Kira Storm -  Ken Ho
15 January 2012
After 16 Nf3-e5:



My plan was to exchange pieces and increase the pressure on White's d-pawn.

16...Nf4 17 Qe3 Bxe4 18 Qxe4??



18...Nfd5??

What can I say, one good massive oversight deserves another.  Kira would have preferred 18 Qxf4 had he seen what was possible, and I of course would have preferred to have played 18...Qxd4! (winning White's d-pawn) instead of the text, since 19 Qxd4 is answered by 19...Ne2+ and 20...Nxd4.  I'll probably never get another chance to play such a move ever again (sniff)....


The position at the top of this blog entry is Alekhine-Euwe, World Championship 1937 (16).  Neither player noticed 27 Qh8+!  (Euwe had just played 26...Bd7-c6) Kxh8 28 Nxf7+ and 29 Nxe5; the game was eventually drawn after 27 a3??.

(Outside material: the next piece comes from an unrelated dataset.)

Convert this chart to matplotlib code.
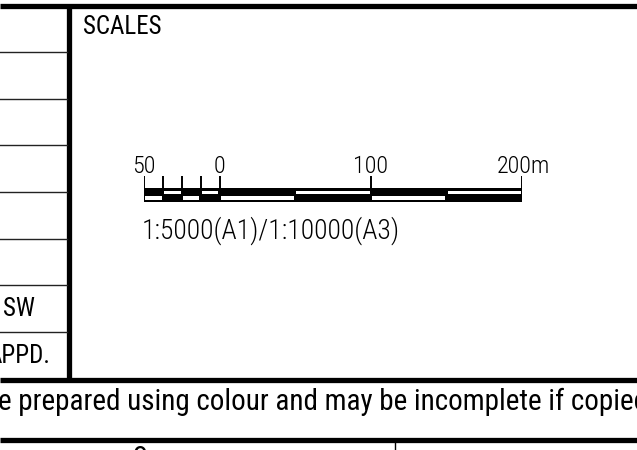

Seeing how the computer program chess analysis was able to wake me up to some tactics that I totally overlooked brought home the point that it can seriously help reinforce the book-learning to which I've been contentedly clinging for years.  From here forward I will be rather more interested in taking the Silicon Beast for a postmortem stroll.  Time will tell whether my rating moves upward in tandem.


So...how to cook a pawn?

Under low pressure.  When it's ready, stick a fork in it.

1 comment:

RickM said...

The big thing I learned from running my games through a computer engine (which I no longer have) is that win, lose or draw, the game is never over as quickly as I think it is. The individual tactics that an engine points out are important to learn, but that overarching lesson is the most important thing, I think.